**What you need to do:** Go through the data below and copy it exactly, skipping every picture.

**Data:**
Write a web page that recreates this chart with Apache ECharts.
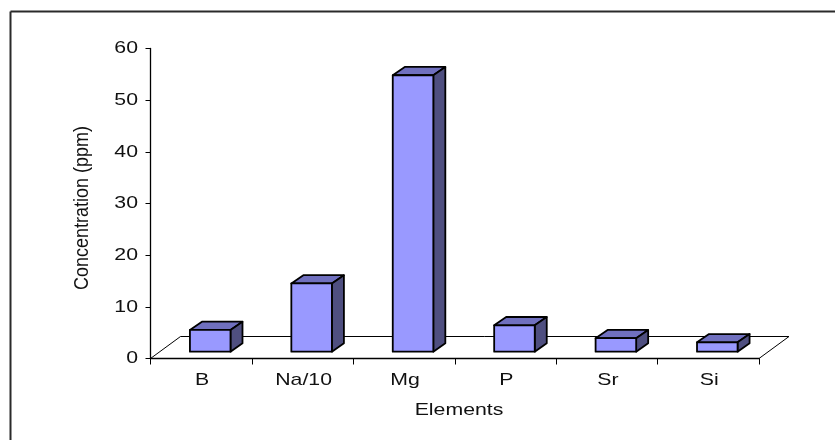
<!DOCTYPE html>
<html>
<head>
<meta charset="utf-8">
<style>html,body{margin:0;padding:0;background:#fff}#c{width:835px;height:440px}</style>
<script src="https://cdn.jsdelivr.net/npm/echarts@6/dist/echarts.min.js"></script>
</head>
<body>
<div id="c"></div>
<script>
var categories = ['B', 'Na/10', 'Mg', 'P', 'Sr', 'Si'];
var concentration = [4.2, 13.2, 53.5, 5.1, 2.6, 1.8];
var yTickValues = [0, 10, 20, 30, 40, 50, 60];
var floorDepth = [30, -22];
var barDepth = [12, -8.3];
var barWidthRatio = 0.4;
var textStretch = 1.25;
var font = '"Liberation Sans", Arial, sans-serif';
var inkColor = '#111';

var chart = echarts.init(document.getElementById('c'), null, {renderer: 'canvas'});

function poly(points, fill) {
  return {type: 'polygon', shape: {points: points},
    style: {fill: fill, stroke: '#000', lineWidth: 1.8, lineJoin: 'round'}};
}

function stretchedText(text, x, y, align) {
  return {
    type: 'text', x: x, y: y, scaleX: textStretch, scaleY: 1,
    style: {text: text, fontSize: 17, fontFamily: font, fill: inkColor, align: align, verticalAlign: 'middle'}
  };
}

chart.setOption({
  animation: false,
  backgroundColor: '#fff',
  textStyle: {fontFamily: font},
  grid: {left: 150.5, right: 76, top: 48.5, bottom: 81.5, containLabel: false},
  xAxis: {
    type: 'category', data: categories, boundaryGap: true,
    axisLine: {lineStyle: {color: '#000', width: 1.3}},
    axisTick: {show: true, alignWithLabel: false, length: 6, lineStyle: {color: '#000'}},
    axisLabel: {show: false},
    splitLine: {show: false}
  },
  yAxis: {
    type: 'value', min: yTickValues[0], max: yTickValues[yTickValues.length - 1], interval: 10,
    axisLine: {show: true, lineStyle: {color: '#000', width: 1.3}},
    axisTick: {show: true, length: 5, lineStyle: {color: '#000'}},
    axisLabel: {show: false},
    splitLine: {show: false}
  },
  graphic: [
    {type: 'line', z: 100, shape: {x1: 10.5, y1: 11.5, x2: 835, y2: 11.5}, style: {stroke: '#2a2a2a', lineWidth: 2}},
    {type: 'line', z: 100, shape: {x1: 10.5, y1: 11.5, x2: 10.5, y2: 440}, style: {stroke: '#2a2a2a', lineWidth: 2}},
    {type: 'text', z: 100, x: 459, y: 410, scaleX: 1.29, scaleY: 1,
     style: {text: 'Elements', fontSize: 16.5, fontFamily: font, fill: inkColor, align: 'center', verticalAlign: 'middle'}},
    {type: 'text', z: 100, x: 82, y: 208, rotation: Math.PI / 2, scaleX: 0.9, scaleY: 1,
     style: {text: 'Concentration (ppm)', fontSize: 20, fontFamily: font, fill: inkColor, align: 'center', verticalAlign: 'middle'}}
  ],
  series: [
    {
      type: 'custom', z: 1, silent: true, coordinateSystem: 'cartesian2d',
      data: [[0, 0]], encode: {x: 0, y: 1},
      renderItem: function (params, api) {
        var origin = api.coord([0, 0]);
        var band = api.size([1, 0])[0];
        var x0 = origin[0] - band / 2;
        var x1 = x0 + band * categories.length;
        var y0 = origin[1];
        return {
          type: 'polyline',
          shape: {points: [[x0, y0], [x0 + floorDepth[0], y0 + floorDepth[1]],
            [x1 + floorDepth[0], y0 + floorDepth[1]], [x1, y0]]},
          style: {fill: null, stroke: '#000', lineWidth: 1}
        };
      }
    },
    {
      type: 'custom', z: 2, silent: true, coordinateSystem: 'cartesian2d',
      data: concentration.map(function (v, i) { return [i, v]; }),
      encode: {x: 0, y: 1},
      renderItem: function (params, api) {
        var base = api.coord([api.value(0), 0]);
        var top = api.coord([api.value(0), api.value(1)]);
        var band = api.size([1, 0])[0];
        var w = band * barWidthRatio;
        var ox = (floorDepth[0] - barDepth[0]) / 2;
        var oy = (floorDepth[1] - barDepth[1]) / 2;
        var l = base[0] - w / 2 + ox, r = l + w;
        var b = base[1] + oy, t = top[1] + oy;
        var dx = barDepth[0], dy = barDepth[1];
        return {
          type: 'group',
          children: [
            poly([[l, t], [r, t], [r + dx, t + dy], [l + dx, t + dy]], '#7070BF'),
            poly([[r, t], [r + dx, t + dy], [r + dx, b + dy], [r, b]], '#4F4F80'),
            poly([[l, t], [r, t], [r, b], [l, b]], '#9999FF')
          ]
        };
      }
    },
    {
      type: 'custom', z: 3, silent: true, coordinateSystem: 'cartesian2d',
      data: categories.map(function (c, i) { return [i, 0]; }),
      encode: {x: 0, y: 1}, clip: false,
      renderItem: function (params, api) {
        var p = api.coord([api.value(0), 0]);
        return stretchedText(categories[params.dataIndex], p[0] + 1, p[1] + 22, 'center');
      }
    },
    {
      type: 'custom', z: 3, silent: true, coordinateSystem: 'cartesian2d',
      data: yTickValues.map(function (v) { return [0, v]; }),
      encode: {x: 0, y: 1}, clip: false,
      renderItem: function (params, api) {
        var p = api.coord([0, api.value(1)]);
        var band = api.size([1, 0])[0];
        return stretchedText(String(api.value(1)), p[0] - band / 2 - 12.5, p[1], 'right');
      }
    }
  ]
});
</script>
</body>
</html>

**Exercise result:**
Write a web page that recreates this chart with Apache ECharts.
<!DOCTYPE html>
<html>
<head>
<meta charset="utf-8">
<style>html,body{margin:0;padding:0;background:#fff}#c{width:835px;height:440px}</style>
<script src="https://cdn.jsdelivr.net/npm/echarts@6/dist/echarts.min.js"></script>
</head>
<body>
<div id="c"></div>
<script>
var categories = ['B', 'Na/10', 'Mg', 'P', 'Sr', 'Si'];
var concentration = [4.2, 13.2, 53.5, 5.1, 2.6, 1.8];
var yTickValues = [0, 10, 20, 30, 40, 50, 60];
var floorDepth = [30, -22];
var barDepth = [12, -8.3];
var barWidthRatio = 0.4;
var textStretch = 1.25;
var font = '"Liberation Sans", Arial, sans-serif';
var inkColor = '#111';

var chart = echarts.init(document.getElementById('c'), null, {renderer: 'canvas'});

function poly(points, fill) {
  return {type: 'polygon', shape: {points: points},
    style: {fill: fill, stroke: '#000', lineWidth: 1.8, lineJoin: 'round'}};
}

function stretchedText(text, x, y, align) {
  return {
    type: 'text', x: x, y: y, scaleX: textStretch, scaleY: 1,
    style: {text: text, fontSize: 17, fontFamily: font, fill: inkColor, align: align, verticalAlign: 'middle'}
  };
}

chart.setOption({
  animation: false,
  backgroundColor: '#fff',
  textStyle: {fontFamily: font},
  grid: {left: 150.5, right: 76, top: 48.5, bottom: 81.5, containLabel: false},
  xAxis: {
    type: 'category', data: categories, boundaryGap: true,
    axisLine: {lineStyle: {color: '#000', width: 1.3}},
    axisTick: {show: true, alignWithLabel: false, length: 6, lineStyle: {color: '#000'}},
    axisLabel: {show: false},
    splitLine: {show: false}
  },
  yAxis: {
    type: 'value', min: yTickValues[0], max: yTickValues[yTickValues.length - 1], interval: 10,
    axisLine: {show: true, lineStyle: {color: '#000', width: 1.3}},
    axisTick: {show: true, length: 5, lineStyle: {color: '#000'}},
    axisLabel: {show: false},
    splitLine: {show: false}
  },
  graphic: [
    {type: 'line', z: 100, shape: {x1: 10.5, y1: 11.5, x2: 835, y2: 11.5}, style: {stroke: '#2a2a2a', lineWidth: 2}},
    {type: 'line', z: 100, shape: {x1: 10.5, y1: 11.5, x2: 10.5, y2: 440}, style: {stroke: '#2a2a2a', lineWidth: 2}},
    {type: 'text', z: 100, x: 459, y: 410, scaleX: 1.29, scaleY: 1,
     style: {text: 'Elements', fontSize: 16.5, fontFamily: font, fill: inkColor, align: 'center', verticalAlign: 'middle'}},
    {type: 'text', z: 100, x: 82, y: 208, rotation: Math.PI / 2, scaleX: 0.9, scaleY: 1,
     style: {text: 'Concentration (ppm)', fontSize: 20, fontFamily: font, fill: inkColor, align: 'center', verticalAlign: 'middle'}}
  ],
  series: [
    {
      type: 'custom', z: 1, silent: true, coordinateSystem: 'cartesian2d',
      data: [[0, 0]], encode: {x: 0, y: 1},
      renderItem: function (params, api) {
        var origin = api.coord([0, 0]);
        var band = api.size([1, 0])[0];
        var x0 = origin[0] - band / 2;
        var x1 = x0 + band * categories.length;
        var y0 = origin[1];
        return {
          type: 'polyline',
          shape: {points: [[x0, y0], [x0 + floorDepth[0], y0 + floorDepth[1]],
            [x1 + floorDepth[0], y0 + floorDepth[1]], [x1, y0]]},
          style: {fill: null, stroke: '#000', lineWidth: 1}
        };
      }
    },
    {
      type: 'custom', z: 2, silent: true, coordinateSystem: 'cartesian2d',
      data: concentration.map(function (v, i) { return [i, v]; }),
      encode: {x: 0, y: 1},
      renderItem: function (params, api) {
        var base = api.coord([api.value(0), 0]);
        var top = api.coord([api.value(0), api.value(1)]);
        var band = api.size([1, 0])[0];
        var w = band * barWidthRatio;
        var ox = (floorDepth[0] - barDepth[0]) / 2;
        var oy = (floorDepth[1] - barDepth[1]) / 2;
        var l = base[0] - w / 2 + ox, r = l + w;
        var b = base[1] + oy, t = top[1] + oy;
        var dx = barDepth[0], dy = barDepth[1];
        return {
          type: 'group',
          children: [
            poly([[l, t], [r, t], [r + dx, t + dy], [l + dx, t + dy]], '#7070BF'),
            poly([[r, t], [r + dx, t + dy], [r + dx, b + dy], [r, b]], '#4F4F80'),
            poly([[l, t], [r, t], [r, b], [l, b]], '#9999FF')
          ]
        };
      }
    },
    {
      type: 'custom', z: 3, silent: true, coordinateSystem: 'cartesian2d',
      data: categories.map(function (c, i) { return [i, 0]; }),
      encode: {x: 0, y: 1}, clip: false,
      renderItem: function (params, api) {
        var p = api.coord([api.value(0), 0]);
        return stretchedText(categories[params.dataIndex], p[0] + 1, p[1] + 22, 'center');
      }
    },
    {
      type: 'custom', z: 3, silent: true, coordinateSystem: 'cartesian2d',
      data: yTickValues.map(function (v) { return [0, v]; }),
      encode: {x: 0, y: 1}, clip: false,
      renderItem: function (params, api) {
        var p = api.coord([0, api.value(1)]);
        var band = api.size([1, 0])[0];
        return stretchedText(String(api.value(1)), p[0] - band / 2 - 12.5, p[1], 'right');
      }
    }
  ]
});
</script>
</body>
</html>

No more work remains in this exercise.